▼▼▼

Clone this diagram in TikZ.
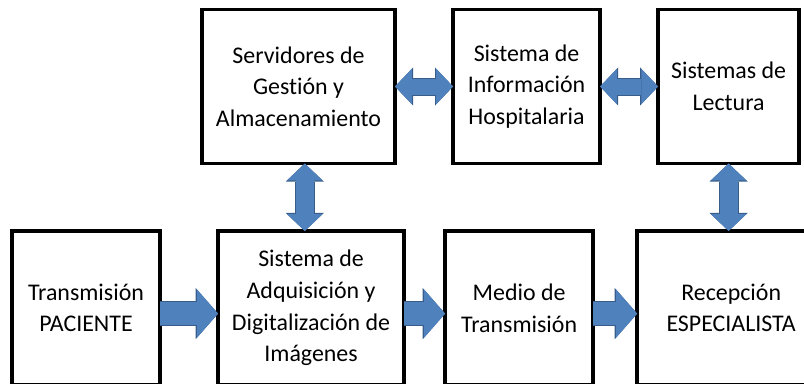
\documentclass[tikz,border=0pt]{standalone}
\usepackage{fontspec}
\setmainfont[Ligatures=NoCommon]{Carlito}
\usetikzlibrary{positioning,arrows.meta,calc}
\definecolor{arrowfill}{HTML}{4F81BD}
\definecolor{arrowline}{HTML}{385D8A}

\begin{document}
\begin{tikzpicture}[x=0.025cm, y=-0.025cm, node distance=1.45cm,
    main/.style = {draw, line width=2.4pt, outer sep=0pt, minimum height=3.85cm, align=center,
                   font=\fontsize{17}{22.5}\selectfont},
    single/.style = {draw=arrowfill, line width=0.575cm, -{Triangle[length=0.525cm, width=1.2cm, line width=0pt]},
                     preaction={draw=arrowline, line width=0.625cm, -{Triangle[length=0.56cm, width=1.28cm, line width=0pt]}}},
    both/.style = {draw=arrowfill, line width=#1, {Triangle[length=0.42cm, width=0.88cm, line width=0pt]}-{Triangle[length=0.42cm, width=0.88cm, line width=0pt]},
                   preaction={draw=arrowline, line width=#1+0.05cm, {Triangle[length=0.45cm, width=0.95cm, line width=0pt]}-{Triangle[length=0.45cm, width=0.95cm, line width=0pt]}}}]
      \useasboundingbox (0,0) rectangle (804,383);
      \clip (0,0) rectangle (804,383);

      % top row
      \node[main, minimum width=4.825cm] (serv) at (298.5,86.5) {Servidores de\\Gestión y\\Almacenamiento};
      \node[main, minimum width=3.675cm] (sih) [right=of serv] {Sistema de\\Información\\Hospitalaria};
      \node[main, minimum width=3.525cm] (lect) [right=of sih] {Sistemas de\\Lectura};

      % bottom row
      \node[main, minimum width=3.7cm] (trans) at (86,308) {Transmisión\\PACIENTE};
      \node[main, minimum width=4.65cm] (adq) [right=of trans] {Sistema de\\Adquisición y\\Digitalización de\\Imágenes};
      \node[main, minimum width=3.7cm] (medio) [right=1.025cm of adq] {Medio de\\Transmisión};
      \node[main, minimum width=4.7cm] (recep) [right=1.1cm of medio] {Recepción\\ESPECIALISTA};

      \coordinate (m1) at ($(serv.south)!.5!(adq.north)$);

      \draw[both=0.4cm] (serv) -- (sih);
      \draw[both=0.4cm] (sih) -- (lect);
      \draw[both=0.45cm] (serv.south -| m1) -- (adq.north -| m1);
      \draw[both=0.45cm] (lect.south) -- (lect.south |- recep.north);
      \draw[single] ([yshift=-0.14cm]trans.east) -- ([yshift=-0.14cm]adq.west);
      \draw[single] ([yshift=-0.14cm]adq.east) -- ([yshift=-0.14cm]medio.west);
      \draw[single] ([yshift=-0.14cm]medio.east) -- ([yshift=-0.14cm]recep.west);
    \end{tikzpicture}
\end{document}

▲▲▲
▼▼▼

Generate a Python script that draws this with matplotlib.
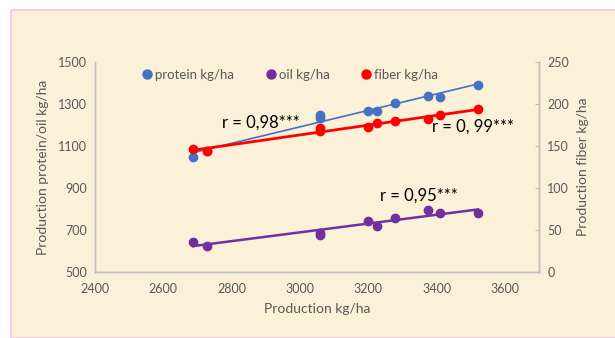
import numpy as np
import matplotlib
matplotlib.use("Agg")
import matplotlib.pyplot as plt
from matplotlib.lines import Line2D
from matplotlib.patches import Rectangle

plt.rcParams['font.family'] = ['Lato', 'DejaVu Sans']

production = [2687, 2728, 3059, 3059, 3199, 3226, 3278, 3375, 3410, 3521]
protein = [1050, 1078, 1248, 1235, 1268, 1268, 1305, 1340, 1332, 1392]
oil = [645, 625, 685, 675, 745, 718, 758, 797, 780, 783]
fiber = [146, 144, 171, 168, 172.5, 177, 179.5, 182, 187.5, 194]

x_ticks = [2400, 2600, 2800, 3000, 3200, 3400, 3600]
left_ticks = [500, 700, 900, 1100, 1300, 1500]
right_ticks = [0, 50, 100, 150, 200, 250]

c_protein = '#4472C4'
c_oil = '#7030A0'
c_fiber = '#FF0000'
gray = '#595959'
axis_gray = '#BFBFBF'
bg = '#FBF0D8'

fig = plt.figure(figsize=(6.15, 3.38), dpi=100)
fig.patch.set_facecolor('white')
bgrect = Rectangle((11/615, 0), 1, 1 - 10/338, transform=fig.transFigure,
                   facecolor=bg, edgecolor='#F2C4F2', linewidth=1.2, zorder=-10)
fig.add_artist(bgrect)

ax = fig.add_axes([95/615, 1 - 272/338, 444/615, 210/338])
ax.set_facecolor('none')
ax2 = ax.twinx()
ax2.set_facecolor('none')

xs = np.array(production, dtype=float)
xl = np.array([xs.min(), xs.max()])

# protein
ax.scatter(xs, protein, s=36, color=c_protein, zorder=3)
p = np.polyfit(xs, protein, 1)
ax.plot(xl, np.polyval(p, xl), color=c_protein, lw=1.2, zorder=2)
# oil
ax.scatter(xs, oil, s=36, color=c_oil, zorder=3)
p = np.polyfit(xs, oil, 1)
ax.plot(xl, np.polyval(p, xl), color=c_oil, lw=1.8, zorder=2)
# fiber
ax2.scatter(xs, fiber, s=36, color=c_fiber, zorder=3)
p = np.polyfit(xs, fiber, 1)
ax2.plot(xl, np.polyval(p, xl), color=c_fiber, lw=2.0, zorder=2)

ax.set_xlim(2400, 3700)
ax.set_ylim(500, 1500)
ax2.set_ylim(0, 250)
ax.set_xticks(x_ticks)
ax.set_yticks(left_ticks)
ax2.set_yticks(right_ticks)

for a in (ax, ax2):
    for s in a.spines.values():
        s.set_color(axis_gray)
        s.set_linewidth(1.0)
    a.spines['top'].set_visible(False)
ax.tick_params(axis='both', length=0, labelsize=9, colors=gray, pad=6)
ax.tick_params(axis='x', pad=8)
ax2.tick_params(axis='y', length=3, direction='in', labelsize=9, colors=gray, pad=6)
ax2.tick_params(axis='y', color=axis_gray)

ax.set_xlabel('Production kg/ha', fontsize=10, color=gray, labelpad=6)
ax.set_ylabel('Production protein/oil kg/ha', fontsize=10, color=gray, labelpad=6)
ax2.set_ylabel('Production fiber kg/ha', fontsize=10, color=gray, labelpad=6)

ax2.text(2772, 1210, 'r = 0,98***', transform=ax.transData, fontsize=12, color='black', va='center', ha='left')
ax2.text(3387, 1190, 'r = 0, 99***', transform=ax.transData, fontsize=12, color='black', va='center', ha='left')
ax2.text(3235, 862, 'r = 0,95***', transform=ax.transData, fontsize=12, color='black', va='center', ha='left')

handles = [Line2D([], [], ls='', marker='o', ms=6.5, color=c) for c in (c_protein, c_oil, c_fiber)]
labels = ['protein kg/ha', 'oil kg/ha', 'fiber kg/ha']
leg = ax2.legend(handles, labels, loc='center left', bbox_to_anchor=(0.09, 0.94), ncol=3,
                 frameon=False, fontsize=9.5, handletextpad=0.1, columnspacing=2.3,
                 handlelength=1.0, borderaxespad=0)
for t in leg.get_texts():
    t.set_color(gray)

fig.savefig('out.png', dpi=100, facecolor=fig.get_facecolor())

▲▲▲

**Short exercise:** Copy out every line of the listing that contains the string "matplotlib".

**Solution for this task:**
Generate a Python script that draws this with matplotlib.
import matplotlib
matplotlib.use("Agg")
import matplotlib.pyplot as plt
from matplotlib.lines import Line2D
from matplotlib.patches import Rectangle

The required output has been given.